Rossi could start slow if he misses camp, and the Wild could set a bad precedent for future negotiations. That’s why the most important cautionary tale isn’t Jeremy Swayman or Johnny Gaudreau, but William Nylander’s contract situation with the Toronto Maple Leafs in 2018.
Like Rossi, Nylander was a skilled young forward who wasn’t the centerpiece of the roster but was still a vital part of a talented core. His career mirrored Rossi’s almost exactly: Nylander scored 48 goals in 185 career NHL games, while Rossi currently has 45. They each finished sixth in Calder voting in a loaded field for Rookie of the Year honors, and their teams openly shopped them at times.

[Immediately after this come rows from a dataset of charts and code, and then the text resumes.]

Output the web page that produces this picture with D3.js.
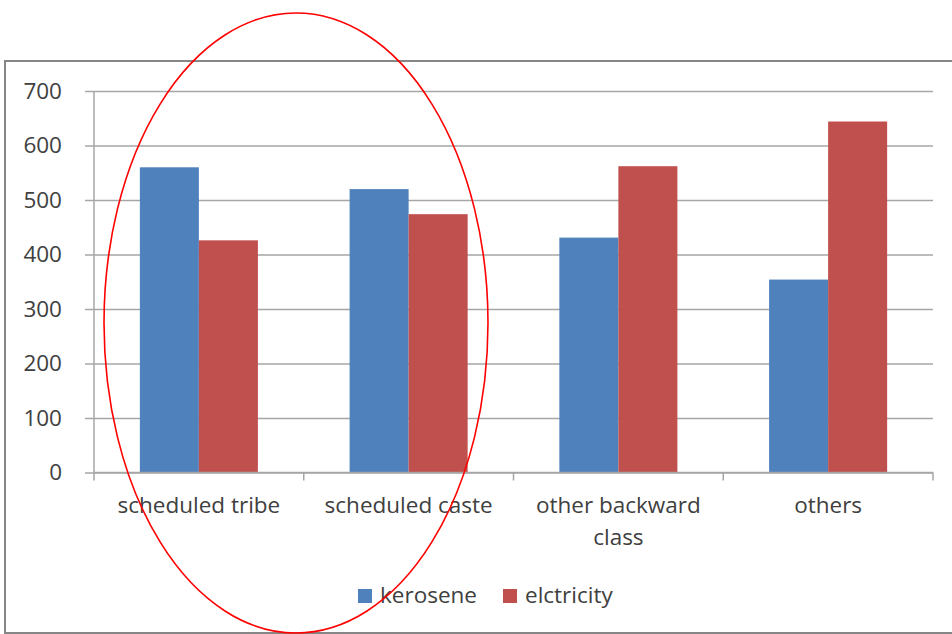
<!DOCTYPE html>
<html>
<head>
<meta charset="utf-8">
<script src="https://cdn.jsdelivr.net/npm/d3@7"></script>
<style>
  body { margin: 0; background: #fff; }
  text { font-family: "Open Sans", "Liberation Sans", sans-serif; fill: #404040; }
</style>
</head>
<body>
<div id="chart"></div>
<script>
// data
const categories = ["scheduled tribe", "scheduled caste", "other backward class", "others"];
const seriesNames = ["kerosene", "elctricity"];
const kerosene = [560, 520, 431, 354];
const elctricity = [426, 474, 562, 644];
const yTicks = [0, 100, 200, 300, 400, 500, 600, 700];
const colors = ["#4F81BD", "#C0504D"];

const W = 952, H = 634;
const plot = { left: 94, right: 933, top: 91, bottom: 472.5 };
const fontSize = "22.5px";

const svg = d3.select("#chart").append("svg")
  .attr("width", W)
  .attr("height", H);

// outer frame
svg.append("rect")
  .attr("x", 5).attr("y", 61)
  .attr("width", 960).attr("height", 572)
  .attr("fill", "none")
  .attr("stroke", "#868686")
  .attr("stroke-width", 2);

const rows = categories.map((c, i) => ({ cat: c, values: [kerosene[i], elctricity[i]] }));

let x0 = d3.scaleBand()
  .domain(categories)
  .range([plot.left, plot.right]);

let x1 = d3.scaleBand()
  .domain(seriesNames)
  .range([0, x0.bandwidth()])
  .paddingOuter(0.777);

let y = d3.scaleLinear()
  .domain([0, 700])
  .range([plot.bottom, plot.top]);

// gridlines + y labels (axis placed at right edge, ticks reach back past the y axis)
const yAxis = svg.append("g")
  .attr("transform", "translate(" + plot.right + ",0)")
  .call(d3.axisLeft(y).tickValues(yTicks).tickSize(plot.right - plot.left + 9).tickPadding(23));
yAxis.select(".domain").remove();
yAxis.selectAll("line").attr("stroke", "#a6a6a6").attr("stroke-width", 1.5);
yAxis.selectAll("text")
  .attr("fill", "#404040")
  .style("font-family", "'Open Sans', 'Liberation Sans', sans-serif")
  .style("font-size", fontSize);

// y axis line
svg.append("line")
  .attr("x1", plot.left).attr("x2", plot.left)
  .attr("y1", plot.top).attr("y2", plot.bottom)
  .attr("stroke", "#a6a6a6").attr("stroke-width", 1.5);

// bars
const groups = svg.selectAll(".grp")
  .data(rows)
  .enter().append("g")
  .attr("class", "grp")
  .attr("transform", (d) => "translate(" + x0(d.cat) + ",0)");

groups.selectAll("rect")
  .data((d) => d.values.map((v, i) => ({ name: seriesNames[i], v, i })))
  .enter().append("rect")
  .attr("x", (d) => x1(d.name))
  .attr("y", (d) => y(d.v))
  .attr("width", x1.bandwidth())
  .attr("height", (d) => y(0) - y(d.v))
  .attr("fill", (d) => colors[d.i]);

// x axis line with ticks at category boundaries
svg.append("line")
  .attr("x1", plot.left).attr("x2", plot.right)
  .attr("y1", plot.bottom).attr("y2", plot.bottom)
  .attr("stroke", "#a6a6a6").attr("stroke-width", 1.5);

const bounds = categories.map((c) => x0(c)).concat([plot.right]);
svg.selectAll(".xtick")
  .data(bounds)
  .enter().append("line")
  .attr("class", "xtick")
  .attr("x1", (d) => d).attr("x2", (d) => d)
  .attr("y1", plot.bottom).attr("y2", plot.bottom + 8)
  .attr("stroke", "#a6a6a6").attr("stroke-width", 1.5);

// category labels, wrapped like Excel does
const wrapLines = { "other backward class": ["other backward", "class"] };
svg.selectAll(".xlabel")
  .data(categories)
  .enter().append("text")
  .attr("class", "xlabel")
  .attr("text-anchor", "middle")
  .style("font-size", fontSize)
  .each(function(d) {
    const lines = wrapLines[d] || [d];
    const t = d3.select(this);
    lines.forEach((l, i) => {
      t.append("tspan")
        .attr("x", x0(d) + x0.bandwidth() / 2)
        .attr("y", 513 + i * 32)
        .text(l);
    });
  });

// legend
const legend = svg.append("g").attr("class", "legend");
const legendX = [358, 503];
seriesNames.forEach((name, i) => {
  legend.append("rect")
    .attr("x", legendX[i]).attr("y", 589)
    .attr("width", 14).attr("height", 14)
    .attr("fill", colors[i]);
  legend.append("text")
    .attr("x", legendX[i] + 22).attr("y", 603)
    .style("font-size", fontSize)
    .text(name);
});

// red hand-drawn-style ellipse around the first two groups
svg.append("ellipse")
  .attr("cx", 296).attr("cy", 323)
  .attr("rx", 192).attr("ry", 310)
  .attr("fill", "none")
  .attr("stroke", "#ff0000")
  .attr("stroke-width", 1.6);
</script>
</body>
</html>
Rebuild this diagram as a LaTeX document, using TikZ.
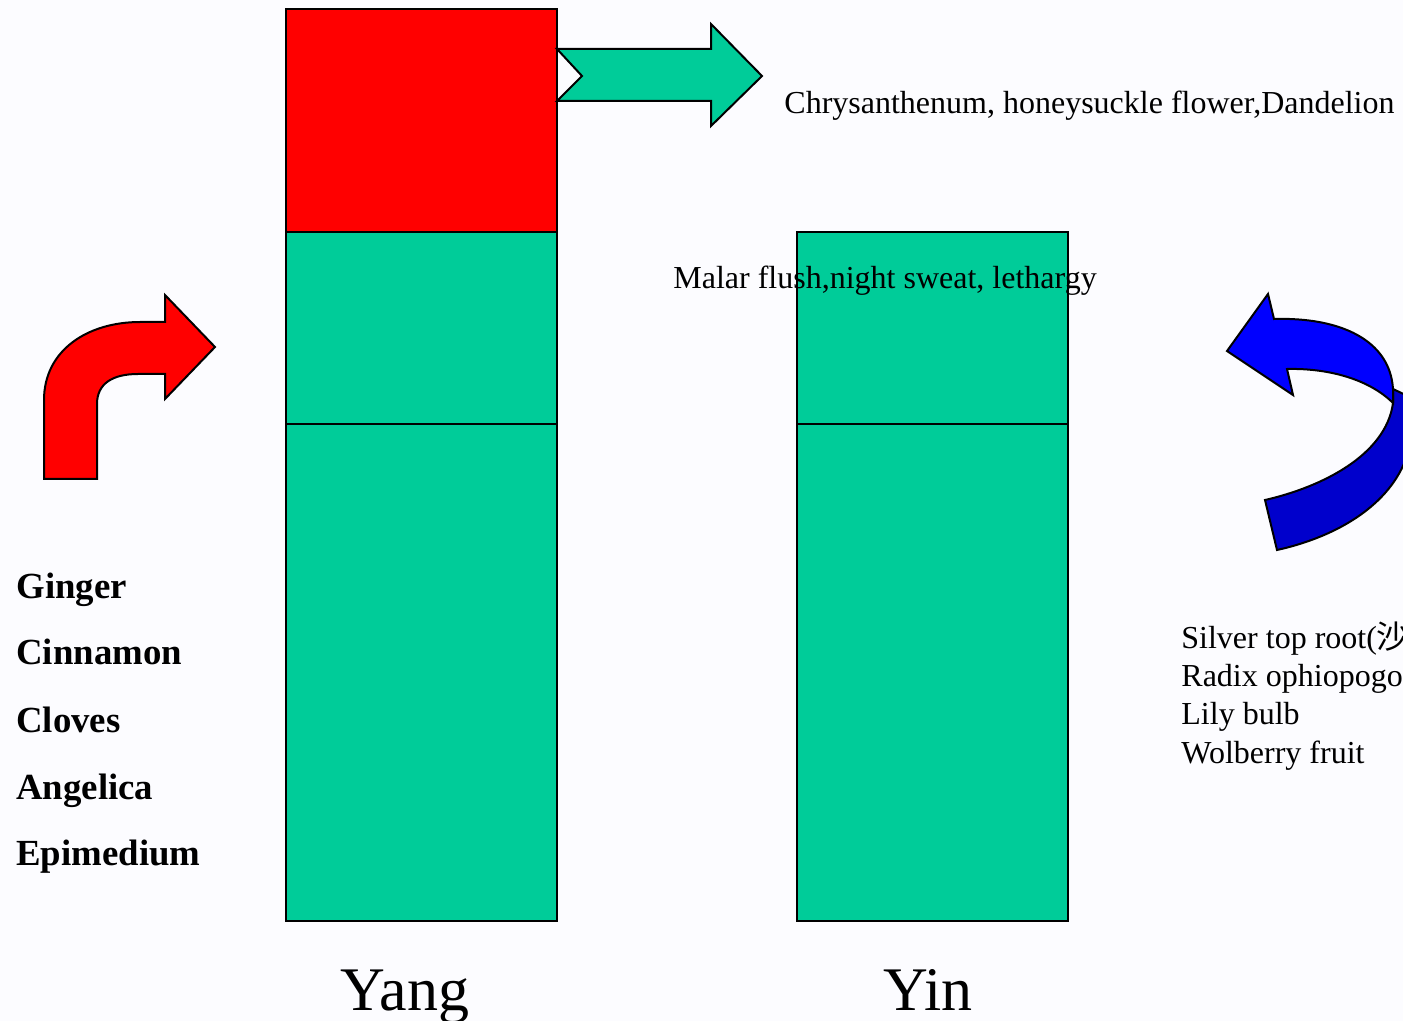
\documentclass[tikz,border=0pt]{standalone}
\usepackage{fontspec}
\setmainfont{Liberation Serif}
\newfontfamily\cjk{Noto Sans CJK SC}
\usetikzlibrary{positioning}

\definecolor{jade}{RGB}{0,204,153}
\definecolor{deepblue}{RGB}{0,0,204}
\tikzset{
  bar/.style={draw, line width=1pt, fill=jade, minimum width=135.5pt, anchor=north west, inner sep=0pt},
  herb/.style={anchor=base west, inner sep=0pt, font=\fontsize{18.4pt}{22pt}\selectfont\bfseries},
  note/.style={anchor=base west, inner sep=0pt, font=\fontsize{16pt}{19pt}\selectfont},
  side/.style={anchor=base, inner sep=0pt, font=\fontsize{31pt}{37pt}\selectfont},
  arrowshape/.style={draw, line width=1pt, line join=miter}
}

\begin{document}
\begin{tikzpicture}[x=0.5pt, y=-0.5pt]
	\useasboundingbox[fill={rgb,255:red,252;green,252;blue,255}] (0,0) rectangle (1403,1021);

	% the two columns
	\path (285,8) node (yangtop) [bar, fill=red, minimum height=111.5pt] {}
		  (285,231) node (yangmid) [bar, minimum height=96pt] {}
		  (285,423) node (yanglow) [bar, minimum height=248.5pt] {}
		  (796,231) node (yinmid) [bar, minimum height=96pt] {}
		  (796,423) node (yinlow) [bar, minimum height=248.5pt] {};

	% arrows
	\draw[arrowshape, fill=jade] (557,49) -- (711,49) -- (711,24) -- (762,76) -- (711,126) -- (711,101) -- (557,101) -- (582,76) -- cycle;
	\draw[arrowshape, fill=red] (44,479) -- (44,400) .. controls (44,350) and (88,322) .. (140,322) -- (165,322) -- (165,295) -- (215,347) -- (165,399) -- (165,374) -- (138,374) .. controls (112,374) and (97,384) .. (97,404) -- (97,479) -- cycle;
	\draw[arrowshape, fill=deepblue] (1393,389) -- (1412,398) -- (1412,430) .. controls (1408,495) and (1345,535) .. (1277,550) -- (1265,500) .. controls (1322,487) and (1386,455) .. (1393,403) -- cycle;
	\draw[arrowshape, fill=blue] (1227,351) -- (1268,294) -- (1274,319) .. controls (1340,317) and (1390,340) .. (1393,389) -- (1393,403) .. controls (1370,380) and (1330,368) .. (1287,369) -- (1293,395) -- cycle;

	% texts
	\path (784,114) node (cool) [note] {Chrysanthenum, honeysuckle flower,Dandelion}
		  (673,289) node (heat) [note] {Malar flush,night sweat, lethargy}
		  (1181,648) node (yin1) [note] {Silver top root({\cjk 沙参})}
		  (1181,686) node (yin2) [note] {Radix ophiopogonis}
		  (1181,724) node (yin3) [note] {Lily bulb}
		  (1181,763) node (yin4) [note] {Wolberry fruit};
	\path (16,598) node (yang1) [herb] {Ginger}
		  (16,664) node (yang2) [herb] {Cinnamon}
		  (16,732) node (yang3) [herb] {Cloves}
		  (16,799) node (yang4) [herb] {Angelica}
		  (16,865) node (yang5) [herb] {Epimedium};
	\path (405,1010) node (yang) [side] {Yang}
		  (928,1010) node (yin) [side] {Yin};
\end{tikzpicture}
\end{document}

Nylander’s contract extension was necessary, but it even more crucial was that Toronto would have to extend Mitch Marner and Auston Matthews shortly after, just as Minnesota’s eyes are already set on Kirill Kaprizov’s future, as well as eventual deals for Zeev Buium and their other top prospects.
When Nylander’s contract talks dragged past training camp and into December of the 2018-19 season, he had the worst campaign of his career, scoring only 27 points in 54 games. The real damage wasn’t just his 27-point year (which he has since recovered from), it was what came next.
Nylander’s saga created an adversarial relationship between Leafs management and their young stars. A year later, Marner nearly held out too, before signing a monster six-year deal worth $10.893 million per season.
Matthews also received a considerable $11.634 million extension, and Toronto never secured the kind of cap-friendly deals that keep contenders together. The team kept their core, but never could afford any high-quality complementary pieces.
That’s the lesson for the Wild: Rossi’s contract isn’t just about Rossi. How they handle it could set the tone for every negotiation that follows, including the one with Kaprizov that will define the franchise for the next several seasons. It could affect Buium, Danila Yurov, David Jiříček, Jesper Wallstedt, and any other breakout player.
Rossi’s extension talks becoming a training camp distraction could negatively impact his season, and that’s probably the best-case scenario. At worst, the team risks creating a situation where the organization and its players don’t trust one another.
It would be the right move for everyone involved to ensure a contract or move is finalized before teams break into camp. The Wild can’t afford to let the Rossi saga become their Nylander moment. That decision could cost a season, but it has even higher stakes. It could shape the future of future Wild negotiations.